1週44時間労働が認められる業種

1週44時間労働が認められる業種

介護事業の開業を計画していますが、1週間の所定労働時間を44時間とすることができますか?

労働基準法によって、介護事業で従業員数が10人未満の場合は、1週間の所定労働時間を44時間とすることが認められています。

労働基準法(第32条)によって、原則として、1週40時間又は1日8時間を超えて労働させることが禁止されています。

したがって、所定労働時間は、1週40時間以内、かつ、1日8時間以内とする必要があります。これを超えた労働時間は、時間外労働として割増賃金(125%の時間外勤務手当)を支払わないといけません。

ただし、労働基準法施行規則(第25条の2)によって、次のように規定されています。

使用者は、法別表第1第8号、第10号(映画の製作の事業を除く。)、第13号及び第14号に掲げる事業のうち常時10人未満の労働者を使用するものについては、法第32条の規定にかかわらず1週間について44時間、1日について8時間まで労働させることができる。

ここで挙げられた事業に該当して、従業員数が10人未満の企業は、労働基準法第32条の規定を適用しないで、1週44時間、1日8時間まで、労働させることが可能になります

1日8時間までという上限は同じで、法人の種類に関係なく、個人事業も同様に取り扱われます。また、従業員数は正社員に限らず、契約社員、パートタイマー、アルバイト等も含めて数えます。

別表第1の第8号、第10号、第13号、第14号は、次のとおりです。なお、第10号の映画の製作の事業は除外されています。

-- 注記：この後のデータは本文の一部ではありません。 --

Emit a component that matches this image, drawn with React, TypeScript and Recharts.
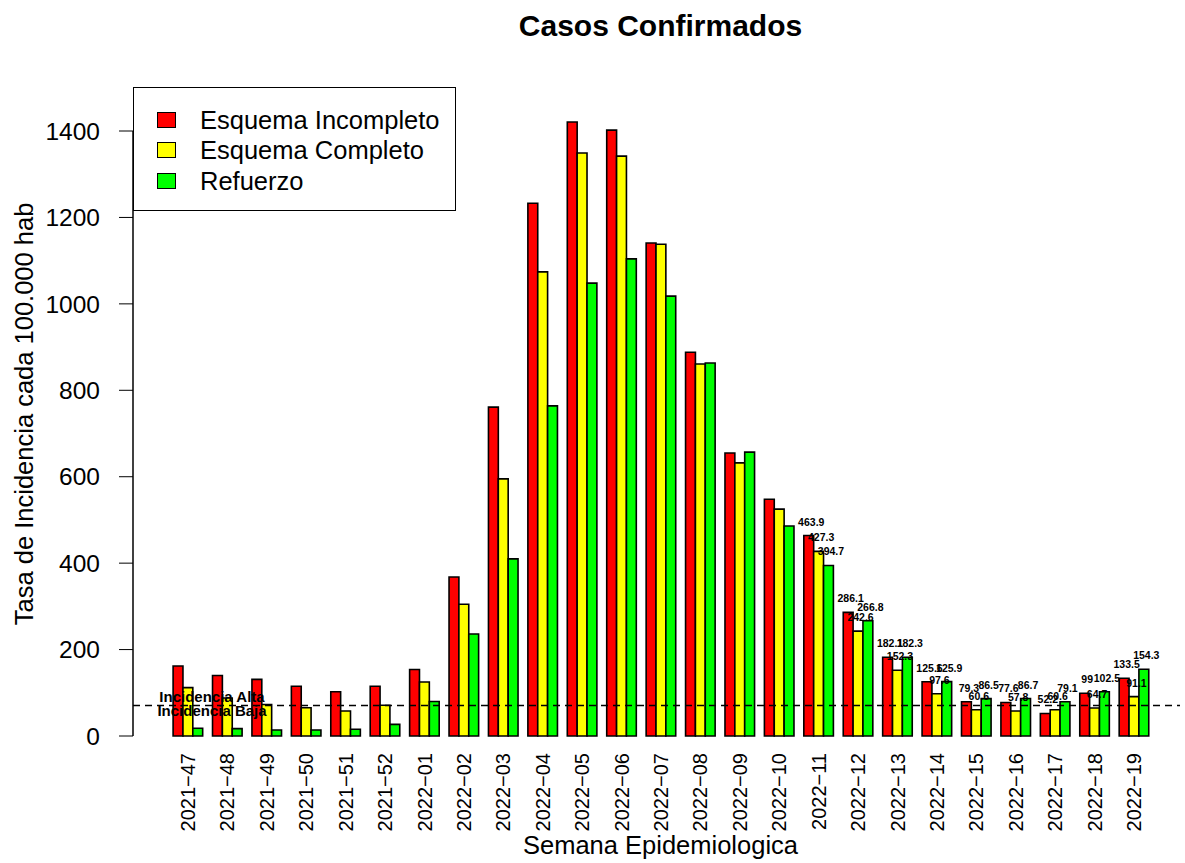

第8号【商業】物品の販売、配給、保管若しくは賃貸又は理容の事業
第10号【映画・演劇業】映画の製作又は映写、演劇その他興行の事業
第13号【保健衛生業】病者又は虚弱者の治療、看護その他保健衛生の事業
第14号【接客娯楽業】旅館、料理店、飲食店、接客業又は娯楽場の事業

介護事業は第13号の保健衛生業に該当しますので、従業員数が10人未満の場合は、例えば、1日の所定労働時間を7時間20分、1週間の所定労働日数を6日とすることが可能です。

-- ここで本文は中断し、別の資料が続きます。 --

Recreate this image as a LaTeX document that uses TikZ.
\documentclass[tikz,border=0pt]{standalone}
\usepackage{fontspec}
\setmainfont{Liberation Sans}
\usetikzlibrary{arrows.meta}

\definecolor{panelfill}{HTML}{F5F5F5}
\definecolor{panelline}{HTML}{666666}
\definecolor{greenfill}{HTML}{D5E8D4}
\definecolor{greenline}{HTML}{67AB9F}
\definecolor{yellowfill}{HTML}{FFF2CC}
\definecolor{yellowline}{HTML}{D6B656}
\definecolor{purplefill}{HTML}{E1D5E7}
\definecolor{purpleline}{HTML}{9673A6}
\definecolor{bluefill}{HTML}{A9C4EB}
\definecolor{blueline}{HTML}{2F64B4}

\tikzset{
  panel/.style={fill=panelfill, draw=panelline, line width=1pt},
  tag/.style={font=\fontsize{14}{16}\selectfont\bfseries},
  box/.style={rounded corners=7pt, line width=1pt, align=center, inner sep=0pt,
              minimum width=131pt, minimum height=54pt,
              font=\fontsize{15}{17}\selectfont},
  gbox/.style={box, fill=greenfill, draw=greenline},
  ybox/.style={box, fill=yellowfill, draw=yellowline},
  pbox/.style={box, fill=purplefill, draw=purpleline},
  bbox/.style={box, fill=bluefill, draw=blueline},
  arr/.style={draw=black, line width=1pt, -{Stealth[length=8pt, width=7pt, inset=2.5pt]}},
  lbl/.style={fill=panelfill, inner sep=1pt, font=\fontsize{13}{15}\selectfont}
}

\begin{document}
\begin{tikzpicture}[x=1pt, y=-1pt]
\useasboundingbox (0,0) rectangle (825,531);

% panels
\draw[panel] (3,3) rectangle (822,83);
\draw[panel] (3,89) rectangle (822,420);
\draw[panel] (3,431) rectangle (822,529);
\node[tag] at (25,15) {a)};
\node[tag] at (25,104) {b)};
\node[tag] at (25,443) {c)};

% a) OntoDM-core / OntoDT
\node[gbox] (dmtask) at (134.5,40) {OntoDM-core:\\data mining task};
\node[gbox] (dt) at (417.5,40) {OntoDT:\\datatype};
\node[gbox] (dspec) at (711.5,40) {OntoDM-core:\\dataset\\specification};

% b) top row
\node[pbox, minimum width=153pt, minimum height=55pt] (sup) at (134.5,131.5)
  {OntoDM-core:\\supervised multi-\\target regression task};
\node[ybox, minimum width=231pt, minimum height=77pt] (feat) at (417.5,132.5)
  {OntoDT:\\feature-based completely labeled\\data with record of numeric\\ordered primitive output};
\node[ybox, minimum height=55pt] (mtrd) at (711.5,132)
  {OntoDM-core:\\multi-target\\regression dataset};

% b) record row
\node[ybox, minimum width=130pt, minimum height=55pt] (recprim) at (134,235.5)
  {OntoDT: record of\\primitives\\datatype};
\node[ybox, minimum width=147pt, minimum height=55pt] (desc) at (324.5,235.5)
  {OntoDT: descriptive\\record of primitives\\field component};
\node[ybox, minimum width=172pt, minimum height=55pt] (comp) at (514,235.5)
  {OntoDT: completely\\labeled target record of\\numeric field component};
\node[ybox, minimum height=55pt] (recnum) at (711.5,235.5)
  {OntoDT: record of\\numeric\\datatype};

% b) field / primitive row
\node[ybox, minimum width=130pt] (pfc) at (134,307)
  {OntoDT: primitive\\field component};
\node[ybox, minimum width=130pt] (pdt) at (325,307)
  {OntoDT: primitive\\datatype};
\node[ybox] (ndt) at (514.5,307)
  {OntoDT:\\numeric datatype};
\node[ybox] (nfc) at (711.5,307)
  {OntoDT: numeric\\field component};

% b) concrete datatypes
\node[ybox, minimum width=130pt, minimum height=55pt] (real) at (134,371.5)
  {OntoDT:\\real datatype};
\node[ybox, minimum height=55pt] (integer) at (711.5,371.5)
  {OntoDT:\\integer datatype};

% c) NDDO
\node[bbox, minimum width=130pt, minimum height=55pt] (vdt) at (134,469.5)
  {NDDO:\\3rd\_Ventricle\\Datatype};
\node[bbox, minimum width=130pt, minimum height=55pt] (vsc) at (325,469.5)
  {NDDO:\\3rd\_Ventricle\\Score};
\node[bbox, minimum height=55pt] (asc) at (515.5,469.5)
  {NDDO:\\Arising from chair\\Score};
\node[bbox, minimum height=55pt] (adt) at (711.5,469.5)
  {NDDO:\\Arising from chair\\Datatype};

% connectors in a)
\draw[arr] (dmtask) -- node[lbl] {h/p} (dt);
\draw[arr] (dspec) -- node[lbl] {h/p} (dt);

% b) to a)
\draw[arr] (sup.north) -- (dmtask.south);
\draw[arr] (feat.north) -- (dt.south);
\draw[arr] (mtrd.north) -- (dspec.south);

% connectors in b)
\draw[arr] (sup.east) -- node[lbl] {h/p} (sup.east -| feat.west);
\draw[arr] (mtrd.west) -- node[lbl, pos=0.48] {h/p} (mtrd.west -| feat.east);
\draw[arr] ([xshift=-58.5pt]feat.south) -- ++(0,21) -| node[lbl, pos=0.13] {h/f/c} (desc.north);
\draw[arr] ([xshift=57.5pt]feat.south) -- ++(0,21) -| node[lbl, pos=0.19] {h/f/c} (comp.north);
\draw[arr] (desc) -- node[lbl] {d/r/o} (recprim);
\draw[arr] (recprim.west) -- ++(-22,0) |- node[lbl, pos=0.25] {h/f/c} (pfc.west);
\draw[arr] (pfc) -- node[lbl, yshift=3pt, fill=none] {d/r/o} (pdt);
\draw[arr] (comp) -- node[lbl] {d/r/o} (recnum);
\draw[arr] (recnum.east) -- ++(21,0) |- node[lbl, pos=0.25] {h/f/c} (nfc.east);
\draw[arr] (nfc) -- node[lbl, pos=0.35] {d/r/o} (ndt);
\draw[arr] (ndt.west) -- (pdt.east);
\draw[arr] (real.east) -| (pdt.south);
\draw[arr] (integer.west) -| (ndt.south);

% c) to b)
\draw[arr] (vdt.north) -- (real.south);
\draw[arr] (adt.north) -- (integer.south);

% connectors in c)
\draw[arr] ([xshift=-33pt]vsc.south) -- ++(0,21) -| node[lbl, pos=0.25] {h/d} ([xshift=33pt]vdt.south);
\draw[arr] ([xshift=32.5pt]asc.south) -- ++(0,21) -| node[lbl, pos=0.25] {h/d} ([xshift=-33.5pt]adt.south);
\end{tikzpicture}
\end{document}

1週間の所定労働時間は44時間(7時間20分×6日)ですので、この範囲内で勤務をしていれば、割増賃金を支払う義務はありません。

また、1ヶ月を平均して1週間の所定労働時間を44時間以内として、1ヶ月単位の変形労働時間制、フレックスタイム制を導入することが認められています。

ただし、1年単位の変形労働時間制、1ヶ月を超えるフレックスタイム制については不可能で、原則的な1週40時間の労働時間が適用されます。

1ヶ月単位の変形労働時間制を導入する場合は、1ヶ月を平均して1週間の所定労働時間を44時間以内に設定すれば、1日の所定労働時間が8時間を超えても構いません。

例えば、1日の所定労働時間を8時間45分、1週間の所定労働日数を5日とすることが可能です。1日8時間を超えていますが、1週43時間45分ですので、この範囲内で勤務をしていれば、割増賃金を支払う義務はありません。

企業にとっては、割増賃金の支払いを抑制できますので、大きなメリットがあります。一方、従業員にとっては、他社と比較して、労働時間が長い割に賃金が低額と受け取られますので、採用が難しくなる恐れがあります。

また、従業員が増えて10人以上になったときは、1週間の所定労働時間を44時間から40時間に短縮しないといけません。そして、労働時間が1週40時間を超えたときは、超えた時間に対して、割増賃金を支払う義務が生じます。

従業員が10人以上になると、急な負担増を強いられますので、1週44時間が認められる場合であっても、従業員の増員に合わせて徐々に1週40時間に近付けて準備をすることが望ましいです。

なお、開業して2〜3年以内に従業員の増員を計画している場合は、最初から1週間の所定労働時間を40時間としている会社も多いです。

また、小売業、飲食業、接客業等に該当して、従業員数が10人未満の会社で、1週間の所定労働時間を40時間としている会社があります。その場合に、1週間の所定労働時間を44時間にできることを知って、そのように変更できないかと相談されることがあります。

会社が一方的に従業員の労働条件(労働時間や賃金等)を変更することはできませんが、従業員と話し合って本人が同意をすれば、変更は可能です。

しかし、所定労働時間を延長するだけで、賃金額が変わらないとすると、従業員の不利益が大きいので、本人が同意したとしても、労使関係の悪化は避けられないと思います。

もし、所定労働時間を延長する場合は、会社及び従業員のどちらかに一方的に不利益(利益)が偏らないように、賃金を増額して調整することが望ましいです。